I filled up yesterday and then drove off not realizing I had not closed the gas cap. Moments later while at a stop light, I saw a woman in my mirror running toward the car. She closed the cap and then ran back to her car. I waved at her and she smiled back at me as she waved. It is these little, simple acts that make you believe in the goodness of others, isn’t it?

If you don’t want to be fodder, don’t stand in front of the pen, er, cannon.

Marital Bliss

You know how much I love my beautiful wife, Jill. When I wrote the book “Why I Love You: 100 Reasons,” I included this statement: “When I reach for you, you move closer.” It may not sound like much at first, but really think about it. When you live with someone that wants your attention, your love and affection, who never tires of your desire, who never rejects you, you are living a blessed life. Today I heard a preacher on the radio say, “True love is an act of will, not simply a good feeling.” I must be doubly blessed – my love for Jill is not just an exercise of will, it is also a compelling urge. I simply cannot get enough of her; I cannot help but reach for her whenever she is near.

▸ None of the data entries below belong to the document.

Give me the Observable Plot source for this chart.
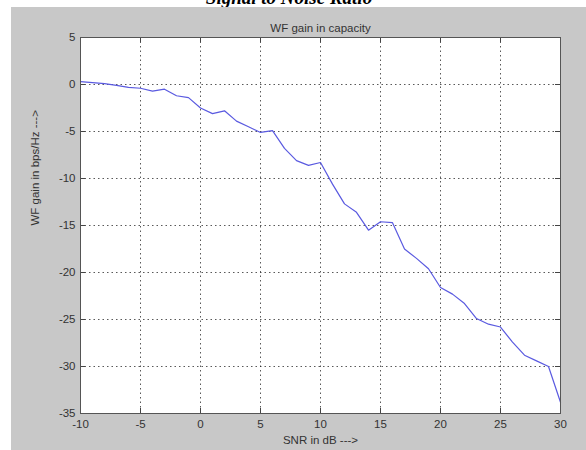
<!DOCTYPE html>
<html>
<head>
<meta charset="utf-8">
<script src="https://cdn.jsdelivr.net/npm/d3@7"></script>
<script src="https://cdn.jsdelivr.net/npm/@observablehq/plot@0.6"></script>
<style>
  html, body { margin: 0; padding: 0; background: #fff; }
  #fig { position: relative; width: 586px; height: 450px; overflow: hidden; }
  #suptitle {
    position: absolute; left: 0; width: 586px; top: -13px; text-align: center;
    font: italic bold 19px "Liberation Serif", "DejaVu Serif", serif; color: #000;
    padding-right: 8px; box-sizing: border-box;
  }
  #panel { position: absolute; left: 11px; top: 7px; width: 575px; height: 443px; background: #c8c8c8; }
  #chart { position: absolute; left: 0; top: 0; }
</style>
</head>
<body>
<div id="fig">
  <div id="suptitle">Signal to Noise Ratio</div>
  <div id="panel"></div>
  <div id="chart"></div>
</div>
<script>
// SNR sweep in dB
const snr = [-10, -9, -8, -7, -6, -5, -4, -3, -2, -1, 0, 1, 2, 3, 4, 5, 6, 7, 8, 9, 10,
             11, 12, 13, 14, 15, 16, 17, 18, 19, 20, 21, 22, 23, 24, 25, 26, 27, 28, 29, 30];
// Water-filling gain in capacity (bps/Hz) at each SNR
const wfGain = [0.3, 0.2, 0.1, -0.1, -0.3, -0.4, -0.7, -0.5, -1.2, -1.4, -2.5, -3.1, -2.8, -3.9, -4.5, -5.1, -4.9, -6.8, -8.1, -8.6, -8.3,
                -10.6, -12.7, -13.6, -15.5, -14.6, -14.7, -17.5, -18.5, -19.6, -21.6, -22.3, -23.3, -24.9, -25.5, -25.8, -27.4, -28.8, -29.4, -30.0, -33.8];
const xTicks = [-10, -5, 0, 5, 10, 15, 20, 25, 30];
const yTicks = [5, 0, -5, -10, -15, -20, -25, -30, -35];

const data = snr.map((s, i) => ({snr: s, gain: wfGain[i]}));

const W = 586, H = 450;
const mL = 80, mR = 26, mT = 37, mB = 37;
const innerH = H - mT - mB, innerW = W - mL - mR;
const font = "Liberation Sans, Arial, sans-serif";
const grid = {stroke: "#222", strokeOpacity: 0.75, strokeDasharray: "1.5,3", strokeWidth: 1};
const plain = d => String(d); // hyphen-minus like the classic plotting look

const chart = Plot.plot({
  width: W, height: H,
  marginLeft: mL, marginRight: mR, marginTop: mT, marginBottom: mB,
  style: {background: "transparent", fontFamily: font, fontSize: "11px", color: "#333"},
  x: {domain: [-10, 30]},
  y: {domain: [-35, 5]},
  marks: [
    Plot.frame({fill: "white", stroke: null}),
    Plot.gridX(xTicks.slice(1, -1), grid),
    Plot.gridY(yTicks.slice(1, -1), grid),
    // inward tick marks on all four sides
    Plot.tickX(xTicks, {x: d => d, insetTop: innerH - 5, stroke: "#444"}),
    Plot.tickX(xTicks, {x: d => d, insetBottom: innerH - 5, stroke: "#444"}),
    Plot.tickY(yTicks, {y: d => d, insetRight: innerW - 5, stroke: "#444"}),
    Plot.tickY(yTicks, {y: d => d, insetLeft: innerW - 5, stroke: "#444"}),
    Plot.axisX(xTicks, {tickSize: 0, tickPadding: 6, tickFormat: plain, label: null, fill: "#333", fontSize: 11.5}),
    Plot.axisY(yTicks, {tickSize: 0, tickPadding: 5, tickFormat: plain, label: null, fill: "#333", fontSize: 11.5}),
    Plot.lineY(data, {x: "snr", y: "gain", stroke: "#5a5ae0", strokeWidth: 1.2}),
    Plot.frame({stroke: "#555", strokeWidth: 1}),
    Plot.text(["WF gain in capacity"], {frameAnchor: "top", dy: -14, fill: "#333", fontSize: 11.5}),
    Plot.text(["SNR in dB --->"], {frameAnchor: "bottom", dy: 30, fill: "#333", fontSize: 11.5}),
    Plot.text(["WF gain in bps/Hz --->"], {frameAnchor: "left", dx: -45, rotate: -90, fill: "#333", fontSize: 11.5})
  ]
});
document.getElementById("chart").appendChild(chart);
</script>
</body>
</html>
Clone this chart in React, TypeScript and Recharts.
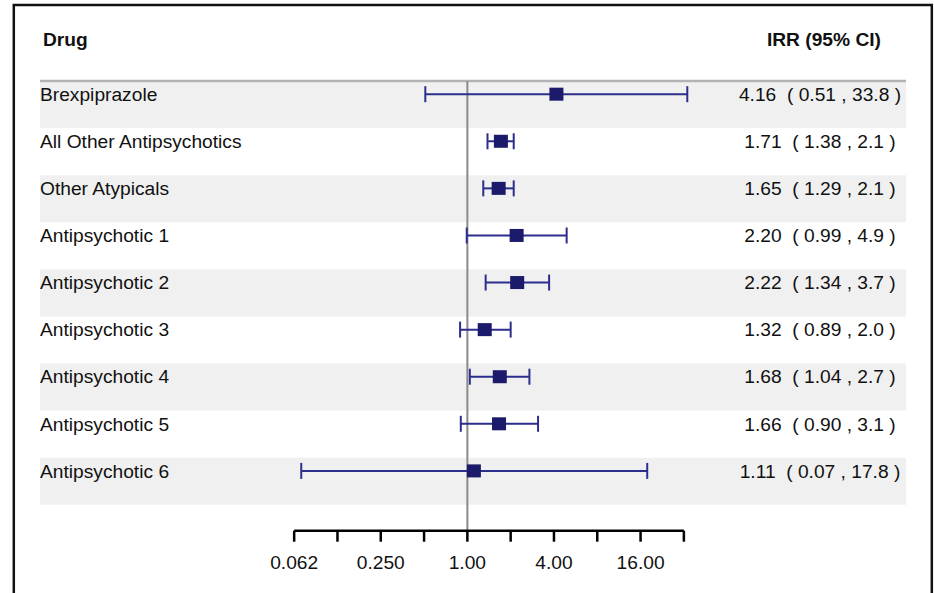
import React from 'react';
import {
  ComposedChart,
  Scatter,
  XAxis,
  YAxis,
  ErrorBar,
  ReferenceArea,
  ReferenceLine,
} from 'recharts';

// ---------- data ----------
const drugs = [
  'Brexpiprazole',
  'All Other Antipsychotics',
  'Other Atypicals',
  'Antipsychotic 1',
  'Antipsychotic 2',
  'Antipsychotic 3',
  'Antipsychotic 4',
  'Antipsychotic 5',
  'Antipsychotic 6',
];
const irr = [4.16, 1.71, 1.65, 2.2, 2.22, 1.32, 1.68, 1.66, 1.11];
const ciLower = [0.51, 1.38, 1.29, 0.99, 1.34, 0.89, 1.04, 0.9, 0.07];
const ciUpper = [33.8, 2.1, 2.1, 4.9, 3.7, 2.0, 2.7, 3.1, 17.8];
const xTicks = [0.0625, 0.125, 0.25, 0.5, 1, 2, 4, 8, 16, 32];
const xTickLabels = ['0.062', '', '0.250', '', '1.00', '', '4.00', '', '16.00', ''];
const headerLeft = 'Drug';
const headerRight = 'IRR (95% CI)';

// ---------- layout constants ----------
const W = 934;
const H = 593;
const FONT = '"Liberation Sans", Arial, sans-serif';
const FS = 19.2;
const XMIN = Math.pow(2, -9.87);
const XMAX = Math.pow(2, 10.13);
const YMAX = 9.55;
const MARK_OFFSET = 0.28;
const LINE_COLOR = '#2c2e8c';
const BOX_COLOR = '#1b1a6b';
const CI_CENTER = 820;

const ciText = (i: number) =>
  `${irr[i].toFixed(2)}  ( ${ciLower[i].toFixed(2)} , ${ciUpper[i].toFixed(1)} )`;

const rows = drugs.map((d, i) => ({
  name: d,
  x: irr[i],
  y: i + MARK_OFFSET,
  err: [irr[i] - ciLower[i], ciUpper[i] - irr[i]],
}));
const rowTicks = drugs.map((_, i) => i + MARK_OFFSET);

const LeftTick = (props: any) => {
  const { x, y, index } = props;
  return (
    <text x={x} y={y} dy="0.35em" textAnchor="start" fontFamily={FONT} fontSize={FS} fill="#111">
      {drugs[index]}
    </text>
  );
};

const RightTick = (props: any) => {
  const { y, index } = props;
  return (
    <text
      x={CI_CENTER}
      y={y}
      dy="0.35em"
      textAnchor="middle"
      fontFamily={FONT}
      fontSize={FS}
      fill="#111"
      style={{ whiteSpace: 'pre' }}
    >
      {ciText(index)}
    </text>
  );
};

const XTick = (props: any) => {
  const { x, y, index } = props;
  const label = xTickLabels[index];
  return (
    <g>
      <line x1={x} x2={x} y1={y} y2={y + 11} stroke="#000" strokeWidth={2.5} />
      {label ? (
        <text x={x} y={y + 38.5} textAnchor="middle" fontFamily={FONT} fontSize={FS} fill="#111">
          {label}
        </text>
      ) : null}
    </g>
  );
};

const Box = (props: any) => {
  const { cx, cy } = props;
  return <rect x={cx - 7} y={cy - 6.5} width={14} height={13} fill={BOX_COLOR} />;
};

export default function App() {
  return (
    <div style={{ position: 'absolute', left: 0, top: 0, width: W, height: H, overflow: 'hidden', background: '#fff' }}>
      <svg width={W} height={H} style={{ position: 'absolute', left: 0, top: 0 }}>
        <rect x={13.8} y={5} width={918} height={640} fill="none" stroke="#111" strokeWidth={2.5} />
        <text x={43} y={45.5} fontFamily={FONT} fontSize={FS} fontWeight="bold" fill="#111">
          {headerLeft}
        </text>
        <text x={881} y={46} textAnchor="end" fontFamily={FONT} fontSize={FS} fontWeight="bold" fill="#111">
          {headerRight}
        </text>
      </svg>
      <div style={{ position: 'absolute', left: 0, top: 0 }}>
        <ComposedChart
          width={W}
          height={H}
          data={rows}
          margin={{ top: 81, right: 0, bottom: 0, left: 0 }}
        >
          <XAxis
            type="number"
            dataKey="x"
            scale="log"
            domain={[XMIN, XMAX]}
            allowDataOverflow
            ticks={xTicks}
            interval={0}
            axisLine={false}
            tickLine={false}
            tickSize={0}
            tickMargin={0}
            height={62.3}
            tick={<XTick />}
          />
          <YAxis
            yAxisId="L"
            type="number"
            dataKey="y"
            domain={[0, YMAX]}
            reversed
            allowDataOverflow
            ticks={rowTicks}
            interval={0}
            width={40}
            axisLine={false}
            tickLine={false}
            tickSize={0}
            tickMargin={0}
            tick={<LeftTick />}
          />
          <YAxis
            yAxisId="R"
            orientation="right"
            type="number"
            dataKey="y"
            domain={[0, YMAX]}
            reversed
            allowDataOverflow
            ticks={rowTicks}
            interval={0}
            width={28}
            axisLine={false}
            tickLine={false}
            tickSize={0}
            tickMargin={0}
            tick={<RightTick />}
          />
          {drugs.map((_, i) =>
            i % 2 === 0 ? (
              <ReferenceArea
                key={`band-${i}`}
                yAxisId="L"
                y1={i}
                y2={i + 1}
                fill="#f0f0f0"
                fillOpacity={1}
                stroke="none"
                ifOverflow="visible"
              />
            ) : null
          )}
          <ReferenceLine yAxisId="L" y={0} stroke="#b3b3b3" strokeWidth={2.5} ifOverflow="visible" />
          <ReferenceLine yAxisId="L" x={1} stroke="#8a8a8a" strokeWidth={2} ifOverflow="visible" />
          <ReferenceLine
            yAxisId="L"
            segment={[
              { x: xTicks[0], y: YMAX },
              { x: xTicks[xTicks.length - 1], y: YMAX },
            ]}
            stroke="#000"
            strokeWidth={2.5}
            ifOverflow="visible"
          />
          <Scatter yAxisId="L" dataKey="y" shape={<Box />} isAnimationActive={false}>
            <ErrorBar dataKey="err" direction="x" width={8} stroke={LINE_COLOR} strokeWidth={2} />
          </Scatter>
        </ComposedChart>
      </div>
    </div>
  );
}
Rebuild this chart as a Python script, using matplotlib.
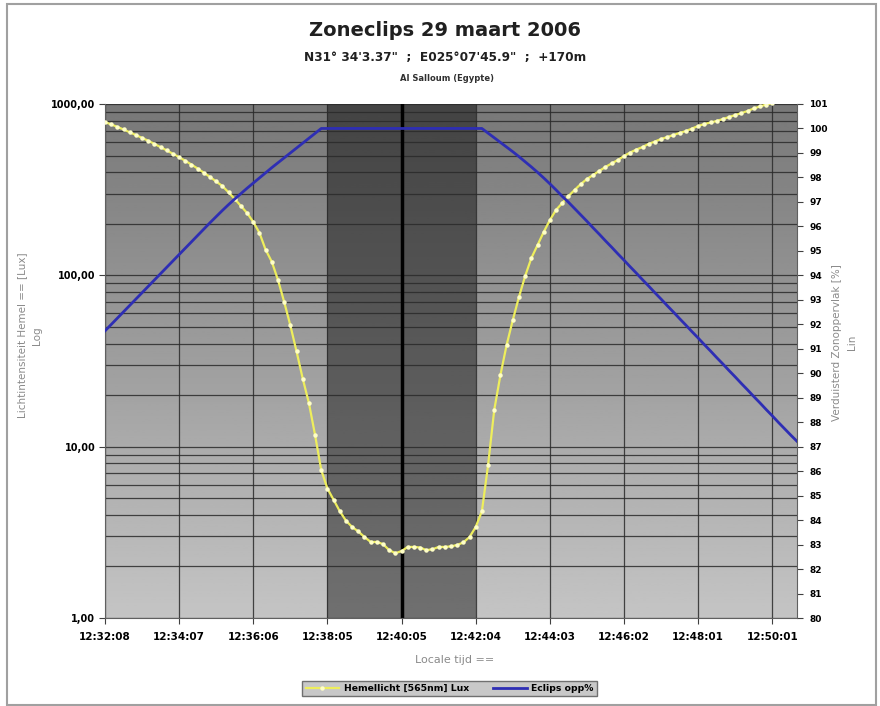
import numpy as np
import matplotlib.pyplot as plt
from matplotlib.ticker import LogLocator, NullFormatter
from matplotlib.lines import Line2D
from matplotlib.patches import Rectangle

# --- DATA ---
# Sky light (lux), one reading per sample (~10 s apart)
hemellicht = [
    785, 760, 735, 710, 684, 659, 634, 610, 585, 560,
    536, 512, 489, 466, 443, 420, 397, 375, 353, 332,
    305, 279, 254, 231, 205, 177, 141, 120, 94, 70,
    51, 36, 25, 18, 11.7, 7.3, 5.7, 4.9, 4.2, 3.7,
    3.4, 3.2, 2.97, 2.78, 2.78, 2.70, 2.49, 2.39, 2.46, 2.60,
    2.60, 2.58, 2.49, 2.52, 2.60, 2.60, 2.62, 2.67, 2.76, 2.97,
    3.40, 4.2, 7.8, 16.4, 26.2, 39.2, 54.8, 74.8, 99, 126,
    150, 179, 210, 241, 264, 290, 315, 341, 365, 385,
    407, 429, 450, 471, 497, 521, 542, 561, 585, 604,
    625, 641, 659, 678, 695, 719, 744, 764, 780, 796,
    817, 839, 862, 885, 910, 942, 967, 993, 1010,
]

# Covered part of the sun disc (%)
eclips_opp = [
    91.73, 91.99, 92.25, 92.51, 92.77, 93.03, 93.29, 93.55, 93.81, 94.07,
    94.33, 94.59, 94.85, 95.11, 95.37, 95.63, 95.89, 96.15, 96.40, 96.65,
    96.89, 97.12, 97.34, 97.56, 97.77, 97.98, 98.19, 98.40, 98.60, 98.80,
    99.00, 99.20, 99.40, 99.60, 99.80, 100.00, 100.00, 100.00, 100.00, 100.00,
    100.00, 100.00, 100.00, 100.00, 100.00, 100.00, 100.00, 100.00, 100.00, 100.00,
    100.00, 100.00, 100.00, 100.00, 100.00, 100.00, 100.00, 100.00, 100.00, 100.00,
    100.00, 100.00, 99.81, 99.62, 99.43, 99.24, 99.05, 98.85, 98.64, 98.43,
    98.21, 97.98, 97.74, 97.49, 97.23, 96.99, 96.73, 96.47, 96.21, 95.94,
    95.68, 95.41, 95.15, 94.88, 94.62, 94.35, 94.09, 93.82, 93.56, 93.29,
    93.03, 92.76, 92.50, 92.23, 91.97, 91.70, 91.44, 91.17, 90.91, 90.64,
    90.38, 90.11, 89.85, 89.58, 89.32, 89.05, 88.79, 88.52, 88.26, 87.99,
    87.73, 87.47, 87.22,
]

tijd_labels = ['12:32:08', '12:34:07', '12:36:06', '12:38:05', '12:40:05',
               '12:42:04', '12:44:03', '12:46:02', '12:48:01', '12:50:01']
tijd_stap = 12          # samples between two time labels
totaal_start = 36       # sample index 12:38:05
totaal_eind = 60        # sample index 12:42:04
maximum = 48            # sample index 12:40:05

lux_ticks = [1, 10, 100, 1000]
lux_labels = ['1,00', '10,00', '100,00', '1000,00']
pct_ticks = list(range(80, 102))

x_lux = np.arange(len(hemellicht))
x_pct = np.arange(len(eclips_opp))

GEEL = '#eeee5c'
BLAUW = '#2e2eb4'

# --- FIGURE ---
fig = plt.figure(figsize=(8.8, 7.06), dpi=100)
pos = [0.1193, 0.1246, 0.7864, 0.7281]

# gray gradient behind the plot area
bg = fig.add_axes(pos, zorder=0)
grad = np.linspace(0.47, 0.77, 256).reshape(-1, 1)
bg.imshow(grad, cmap='gray', vmin=0, vmax=1, aspect='auto', extent=[0, 1, 0, 1])
bg.set_axis_off()

ax = fig.add_axes(pos, zorder=1)
ax.patch.set_visible(False)
ax.set_yscale('log')
ax.set_xlim(0, len(eclips_opp) - 1)
ax.set_ylim(1, 1000)

# darker band around totality
ax.axvspan(totaal_start, totaal_eind, color='black', alpha=0.43, lw=0, zorder=0.5)

ax.set_yticks(lux_ticks)
ax.set_yticklabels(lux_labels, fontsize=7, fontweight='bold')
ax.yaxis.set_minor_locator(LogLocator(base=10, subs=np.arange(2, 10)))
ax.yaxis.set_minor_formatter(NullFormatter())
ax.grid(True, which='both', axis='y', color='#2a2a2a', lw=0.9, alpha=0.85)

xt = np.arange(0, len(tijd_labels) * tijd_stap, tijd_stap)
ax.set_xticks(xt)
ax.set_xticklabels(tijd_labels, fontsize=7.5, fontweight='bold')
ax.grid(True, axis='x', color='#2a2a2a', lw=0.9, alpha=0.85)
ax.axvline(maximum, color='black', lw=2.5, zorder=1.6)

ax.tick_params(axis='y', which='major', length=4, color='#404040', pad=3)
ax.tick_params(axis='y', which='minor', length=0)
ax.tick_params(axis='x', length=4, color='#404040', pad=6)

ax.plot(x_lux, hemellicht, color=GEEL, lw=1.6, marker='o', ms=2.2,
        mfc='#ffffc8', mec='#ffffc8', zorder=3)

for s in ['top', 'right']:
    ax.spines[s].set_visible(False)
for s in ['left', 'bottom']:
    ax.spines[s].set_color('#606060')

ax2 = ax.twinx()
ax2.patch.set_visible(False)
ax2.set_ylim(80, 101)
ax2.set_yticks(pct_ticks)
ax2.set_yticklabels([str(v) for v in pct_ticks], fontsize=6.5, fontweight='bold')
ax2.tick_params(axis='y', length=4, color='#404040', pad=5)
ax2.plot(x_pct, eclips_opp, color=BLAUW, lw=2.0, zorder=2)
for s in ['top', 'left', 'bottom']:
    ax2.spines[s].set_visible(False)
ax2.spines['right'].set_color('#606060')

# --- TEXT ---
fig.text(0.506, 0.957, 'Zoneclips 29 maart 2006', ha='center', va='center',
         fontsize=14, fontweight='bold', color='#202020')
fig.text(0.506, 0.918, 'N31° 34\'3.37"  ;  E025°07\'45.9"  ;  +170m',
         ha='center', va='center', fontsize=8.7, fontweight='bold', color='#202020')
fig.text(0.508, 0.889, 'Al Salloum (Egypte)', ha='center', va='center',
         fontsize=6, fontweight='bold', color='#303030')

fig.text(0.034, 0.525, 'Lichtintensiteit Hemel == [Lux]\nLog', rotation=90,
         ha='center', va='center', fontsize=7.5, color='#8a8a8a', linespacing=1.6)
fig.text(0.960, 0.515, 'Verduisterd Zonoppervlak [%]\nLin', rotation=90,
         ha='center', va='center', fontsize=7.5, color='#8a8a8a', linespacing=1.6)
fig.text(0.517, 0.065, 'Locale tijd ==', ha='center', va='center',
         fontsize=8, color='#8a8a8a')

# --- LEGEND ---
handles = [
    Line2D([], [], color=GEEL, lw=1.6, marker='o', ms=2.2,
           mfc='#ffffc8', mec='#ffffc8'),
    Line2D([], [], color=BLAUW, lw=2.0),
]
leg = fig.legend(handles, ['Hemellicht [565nm] Lux', 'Eclips opp%'],
                 loc='center', bbox_to_anchor=(0.511, 0.025), ncol=2,
                 prop={'size': 6.7, 'weight': 'bold'}, fancybox=False,
                 handlelength=3.6, columnspacing=2.6, borderpad=0.35,
                 handletextpad=0.5)
leg.get_frame().set_facecolor('#c8c8c8')
leg.get_frame().set_edgecolor('#707070')
leg.get_frame().set_alpha(1)

# chart border
fig.patches.append(Rectangle((0.008, 0.002), 0.988, 0.992, transform=fig.transFigure,
                             fill=False, edgecolor='#a0a0a0', lw=1.5))

plt.savefig('out.png', dpi=100)
plt.close()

Jill, Linley and I were in the car when I noticed it was 96 degrees outside. “I can’t wait to go to New England,” Jill said. “It’s so much cooler.”
“Wait, I thought we were going to Boston and Maine,” Linley said.
“We are,” I said.
“I thought New England was in Canada,” Linley said, confused.
“That’s Newfoundland,” Jill said.
“Oh, I thought that was in France,” Linley said.

Book Report

I received this email yesterday:

“I recently moved out of my parents’ home, into my very own apartment. It was a scary move at first, a decision that I made for myself, after graduating college, and began a career. I was given a copy of your book "Why a Daughter Needs a Mom" by my own mother last night. I was truly touched by the points that you made throughout this book, and I simply wanted to write you an email to say "thank you" for giving my Mom and I this piece of writing to share with each other. I have learned now, being on my own, all these wonderful things that my Mom has taught me, and how much I genuinely STILL need her. I wish you and your family all the happiness and health that this world has to offer.”